Essential auxiliary equipment is controlled by either stored energy air circuit breakers or AC motor starters. Air circuit breakers, which are accessible, can be manually closed in the event dc control power is lost. The essential power supplied to essential ac motors also supplies control power for their motor starters.

In the unlikely event that temporary abandonment of the Control Room becomes necessary, the operator immediately takes the necessary actions to shut the reactor down. Sufficient instrumentation and controls are provided external to the Control Room to maintain the reactor in a safe shutdown condition (see Section 7.4).

7.8.6 Auxiliary Control Stations Auxiliary control stations are provided where their use simplifies control of auxiliary systems equipment such as waste evaporator, sample valve selectors, chemical addition, etc.

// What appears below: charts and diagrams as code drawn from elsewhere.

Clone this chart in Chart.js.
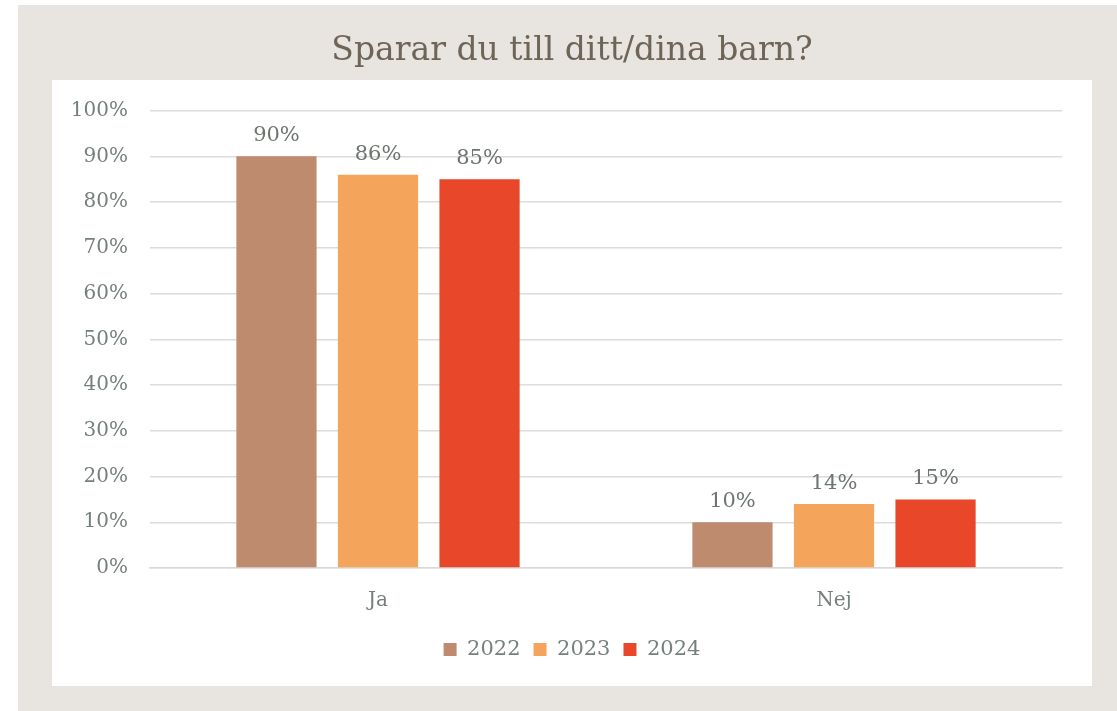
<!DOCTYPE html>
<html>
<head>
<meta charset="utf-8">
<script src="https://cdn.jsdelivr.net/npm/chart.js@4"></script>
<style>
  html, body { margin: 0; padding: 0; background: #ffffff; }
  #frame { position: absolute; left: 18px; top: 5px; width: 1099px; height: 706px; background: #e8e5e0; }
  #panel { position: absolute; left: 52px; top: 80px; width: 1040px; height: 606px; background: #ffffff; }
  #wrap { position: absolute; left: 0; top: 0; width: 1117px; height: 711px; }
</style>
</head>
<body>
<div id="frame"></div>
<div id="panel"></div>
<div id="wrap"><canvas id="chart" width="1117" height="711"></canvas></div>
<script>
const categories = ['Ja', 'Nej']
const years = ['2022', '2023', '2024']
const values2022 = [90, 10]
const values2023 = [86, 14]
const values2024 = [85, 15]
const yTicks = [0, 10, 20, 30, 40, 50, 60, 70, 80, 90, 100]

const barColors = ['#be8b6f', '#f5a55b', '#e8472a']
const textColor = '#76807a'
const fontFamily = '"DejaVu Serif", Georgia, serif'

// labels above each bar
const valueLabels = {
    id: 'valueLabels',
    afterDatasetsDraw(chart) {
        const ctx = chart.ctx
        ctx.save()
        ctx.font = '21px ' + fontFamily
        ctx.fillStyle = '#6d756f'
        ctx.textAlign = 'center'
        ctx.textBaseline = 'bottom'
        chart.data.datasets.forEach((ds, i) => {
            const meta = chart.getDatasetMeta(i)
            meta.data.forEach((bar, j) => {
                ctx.fillText(ds.data[j] + '%', bar.x, bar.y - 10)
            })
        })
        ctx.restore()
    }
}

new Chart(document.getElementById('chart'), {
    type: 'bar',
    data: {
        labels: categories,
        datasets: [
            { label: years[0], data: values2022, backgroundColor: barColors[0] },
            { label: years[1], data: values2023, backgroundColor: barColors[1] },
            { label: years[2], data: values2024, backgroundColor: barColors[2] }
        ]
    },
    options: {
        responsive: false,
        animation: false,
        categoryPercentage: 0.668,
        barPercentage: 0.79,
        layout: { padding: { left: 52, right: 25, top: 0, bottom: 41 } },
        plugins: {
            title: {
                display: true,
                text: 'Sparar du till ditt/dina barn?',
                color: '#6e6558',
                font: { family: fontFamily, size: 33, weight: 'normal' },
                padding: { top: 32, bottom: 39 }
            },
            legend: {
                position: 'bottom',
                labels: {
                    color: textColor,
                    font: { family: fontFamily, size: 21 },
                    boxWidth: 13,
                    boxHeight: 13,
                    padding: 13
                }
            },
            tooltip: { enabled: false }
        },
        scales: {
            x: {
                afterFit(scale) { scale.height = 58 },
                grid: { display: false, drawTicks: false },
                border: { color: '#d9d9d9', width: 1.5 },
                ticks: { color: textColor, font: { family: fontFamily, size: 20 }, padding: 21 }
            },
            y: {
                min: 0,
                max: 100,
                afterFit(scale) { scale.width = 98 },
                afterBuildTicks(scale) { scale.ticks = yTicks.map(v => ({ value: v })) },
                grid: { color: '#dcdcdc', lineWidth: 1.5, drawTicks: false },
                border: { display: false },
                ticks: {
                    color: textColor,
                    font: { family: fontFamily, size: 20 },
                    padding: 22,
                    callback: v => v + '%'
                }
            },
            // empty right axis, only keeps the plot clear of the panel edge
            yRight: {
                position: 'right',
                afterFit(scale) { scale.width = 30 },
                grid: { display: false, drawTicks: false },
                border: { display: false },
                ticks: { display: false }
            }
        }
    },
    plugins: [valueLabels]
})
</script>
</body>
</html>
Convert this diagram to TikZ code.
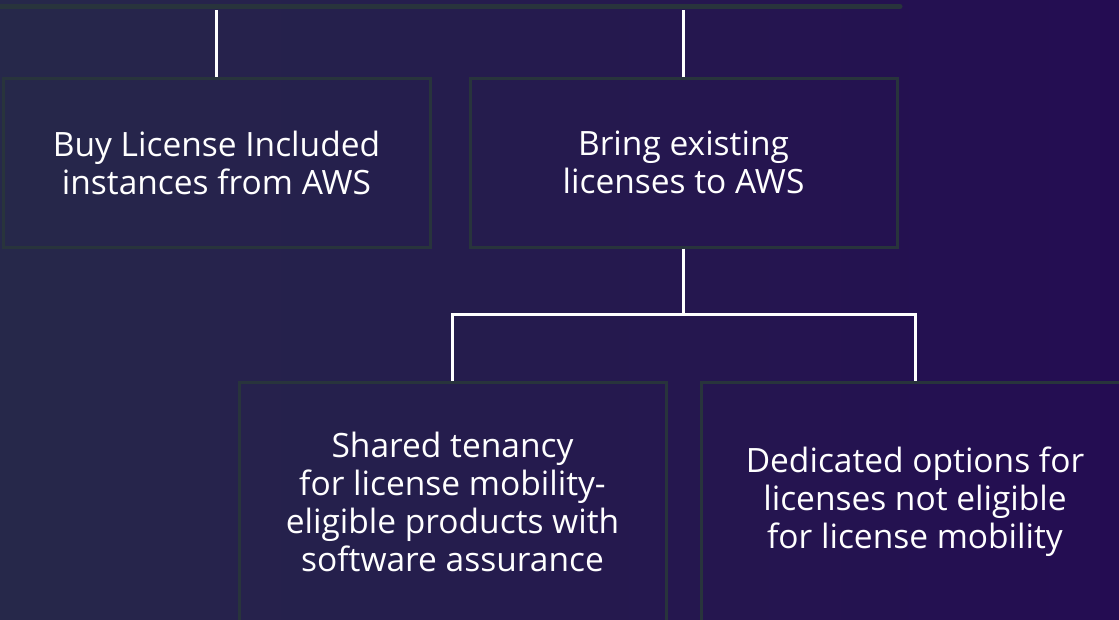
\documentclass[tikz,border=0pt]{standalone}
\usepackage{fontspec}
\setmainfont{Open Sans}
\usetikzlibrary{positioning,calc}
\definecolor{bgleft}{RGB}{38,40,74}
\definecolor{bgright}{RGB}{36,12,82}
\definecolor{edge}{RGB}{40,52,60}
\begin{document}
\begin{tikzpicture}[x=1pt,y=-1pt,font=\fontsize{33.5}{38}\selectfont]
\tikzstyle{b}=[draw=edge,line width=3pt,minimum width=427pt,align=center,text=white,inner sep=0pt]
\tikzstyle{w}=[white,line width=3pt]
\useasboundingbox (0,0) rectangle (1119,619);
\shade[left color=bgleft,right color=bgright] (0,0) rectangle (1119,619);
\draw[edge,line width=5pt,line cap=round] (-5,6.5) -- (900,6.5);
\node[b,minimum height=169pt] (buy) at (216.5,162.5) {Buy License Included\\ instances from AWS};
\node[b,minimum height=169pt] (bring) at (683.5,162.5) {Bring existing\\ licenses to AWS};
\node[b,minimum height=240pt] (shared) at (452.5,502) {Shared tenancy\\ for license mobility-\\ eligible products with\\ software assurance};
\node[b,minimum height=240pt] (dedicated) at (915,502) {Dedicated options for\\ licenses not eligible\\ for license mobility};
\coordinate (buytop) at (buy.north |- 0,10);
\coordinate (bringtop) at (bring.north |- 0,10);
\draw[w] (buytop) -- (buy.north);
\draw[w] (bringtop) -- (bring.north);
\draw[w] (bring.south) -- ++(0,66) coordinate (split);
\draw[w] (shared.north) |- (split) -| (dedicated.north);
\end{tikzpicture}
\end{document}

Sufficient indicators and alarms are provided so that the Control Room operator is made aware of abnormal conditions involving remote control stations.

7.8.7 Safety Features Control Room layouts provide the necessary controls to start, operate and shut down the units with sufficient information display and alarm monitoring to assure safe and reliable operation under normal and accident conditions. Special emphasis is given to maintaining control during accident conditions. The layout of the Engineered Safety Feature devices of the control board is designed to minimize the time required for the operator to evaluate the system performance under accident conditions.